# What are Most Important Requirements to start an Online T-shirt Selling Business?



## johnypeter (Jun 13, 2016)

If i start an T-Shirt selling business, Then what would be the requirements i need. 

Please give me an valuable suggestions.


----------



## Dekzion (May 18, 2015)

Balls of steel, very deep pockets, a divorce lawyer and Hawkins brain.


----------



## john221us (Nov 29, 2015)

There are a lot of ways to sell t-shirts. What is your model:
-Custom - small volume (print your own)
-Custom - print on demand (POD) higher volume
-Brand - your own brand and specific designs (no custom), using POD service
-Brand - your own brand, but you do your own printing

There are a lot of variations on these themes, as well, such as buying pre-printed transfers and pressing them yourself, HTV, screen printing, digital transfers, and many more. I would peruse the board and try to better define what your business model is. There is no simple way to respond to your question,


----------



## brushyourideas (Oct 18, 2016)

To start a brand new t-shirt business, their are many things important. But the most imp is vision, Budget and Marketing Strategies.

The success of T-shirt business depends on below 3 pillars. 
1. Niche
2. Design
3. Quality

There are also couple of things you have to take care about when creating store.
1. Choosing of eCommerce platform
2. Choose of printer or other printing provider
3. Choose of t-shirt materials
4. Various design and trending mock ups
5. Many things more 

But You have already made t-shirt design software and asking that type of questions.

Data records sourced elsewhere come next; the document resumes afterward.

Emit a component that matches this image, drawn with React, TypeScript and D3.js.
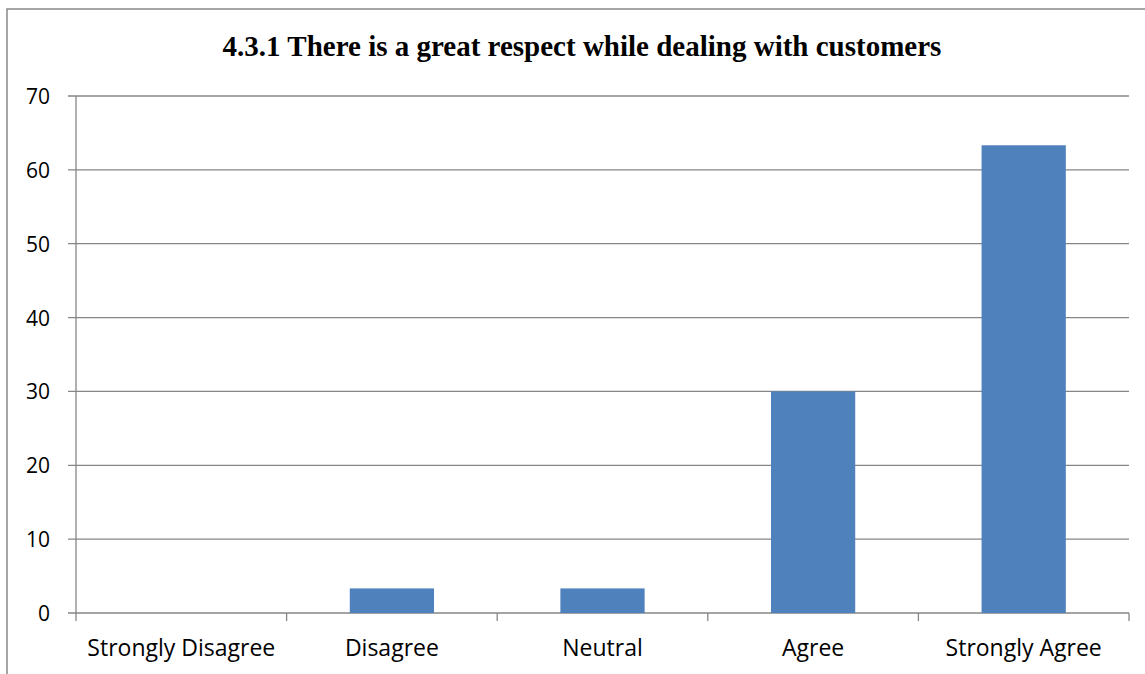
import React from "react";
import * as d3 from "d3";

const categories = ["Strongly Disagree", "Disagree", "Neutral", "Agree", "Strongly Agree"];
const values = [0, 3.33, 3.33, 30, 63.33];
const yTicks = [0, 10, 20, 30, 40, 50, 60, 70];
const title = "4.3.1 There is a great respect while dealing with customers";

export default function App() {
  const W = 1145, H = 674;
  const left = 76, right = 1129, top = 96, bottom = 613;
  const x = d3.scaleBand<string>().domain(categories).range([left, right]).padding(0);
  const y = d3.scaleLinear().domain([0, 70]).range([bottom, top]);
  const bw = x.bandwidth() * 0.4;
  const grid = "#868686";
  const labelFont = "'Open Sans', 'Noto Sans', sans-serif";
  return (
    <svg width={W} height={H} style={{ position: "absolute", left: 0, top: 0 }}>
      <rect x={0} y={0} width={W} height={H} fill="#fff" />
      <rect x={7} y={9} width={W + 20} height={H + 20} fill="none" stroke="#888" strokeWidth={1.5} />
      <text x={582} y={56} textAnchor="middle" fontFamily="'Liberation Serif', 'Times New Roman', serif" fontWeight="bold" fontSize={29} fill="#000">
        {title}
      </text>
      {yTicks.map((t) => (
        <g key={t}>
          <line x1={left - 8} x2={right} y1={y(t)} y2={y(t)} stroke={grid} strokeWidth={1.3} />
          <text x={50} y={y(t) + 8} textAnchor="end" fontFamily={labelFont} fontSize={21} fill="#000">{t}</text>
        </g>
      ))}
      <line x1={left} x2={left} y1={top} y2={bottom + 8} stroke={grid} strokeWidth={1.3} />
      {categories.map((c, i) => (
        <line key={"t" + i} x1={(x(c) as number) + x.bandwidth()} x2={(x(c) as number) + x.bandwidth()} y1={bottom} y2={bottom + 8} stroke={grid} strokeWidth={1.3} />
      ))}
      {categories.map((c, i) => {
        const cx = (x(c) as number) + x.bandwidth() / 2;
        return (
          <g key={c}>
            {values[i] > 0 && (
              <rect x={cx - bw / 2} y={y(values[i])} width={bw} height={bottom - y(values[i])} fill="#4F81BD" />
            )}
            <text x={cx} y={656} textAnchor="middle" fontFamily={labelFont} fontSize={23} fill="#000">{c}</text>
          </g>
        );
      })}
    </svg>
  );
}
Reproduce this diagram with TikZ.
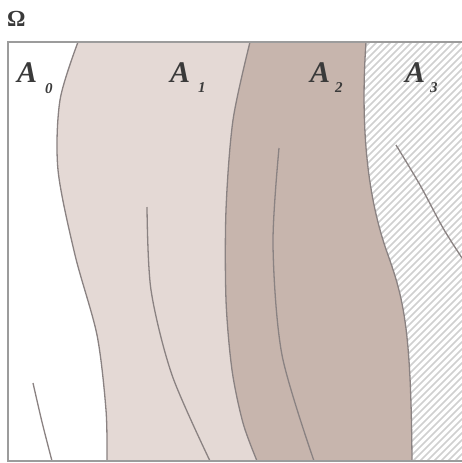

So, little bit confused.

As you expectation, Answer is:
1. eCommerce Store
2. T-shirt designer
3. Printing Partner or Provider
4. Packing services

Done.


----------



## jasonprint (Apr 6, 2017)

A Niche (T-shirt design) +A Website (like shoify ,woocommerce)+ Traffic (free or Paid :facebook ads ,google adwords)


----------



## Saumya DNB (Jun 20, 2019)

With the evolution of e-commerce businesses at a mushrooming rate, it has become easy for consumers to make their purchases from anywhere through online searching. Sticking it traditional techniques of selling may result in the loss of revenue. As the owner of t-shirt store online, integrating the latest *t-shirt design tool *will make your business unique.

Here are few tips for all those who plan to launch an online t-shirt selling business or have already been running the business and want to excel.


Study the industry and the market
Work on the Plan
Keep up with competition
Sell what people want
Know the investment
Try out the Promotional way
Sign-up with business partners
Set Business targets
Sales is not a one day job
Enjoy your business
You can create a design, join communities to find inspiration, or set up a shop to run a business consistently.


----------



## PratikShah (May 11, 2021)

There are numerous factors that are crucial for the launch of a new t-shirt business. However, vision, budget, and marketing strategies are the most important.

The following pillars determine the success of the T-shirt industry.

1: Making A Business Plan

2: Select the e-commerce platform for your online store.

3: Get a product designer tool online.

Create a design tool with lots of features.

5: Decide on the printing technique you'll choose.

6: Choose the best t-shirt vendor.

7: Install the printing infrastructure

8: Establish infrastructure for logistics

9: Open your shop.

10: Promote your shop


----------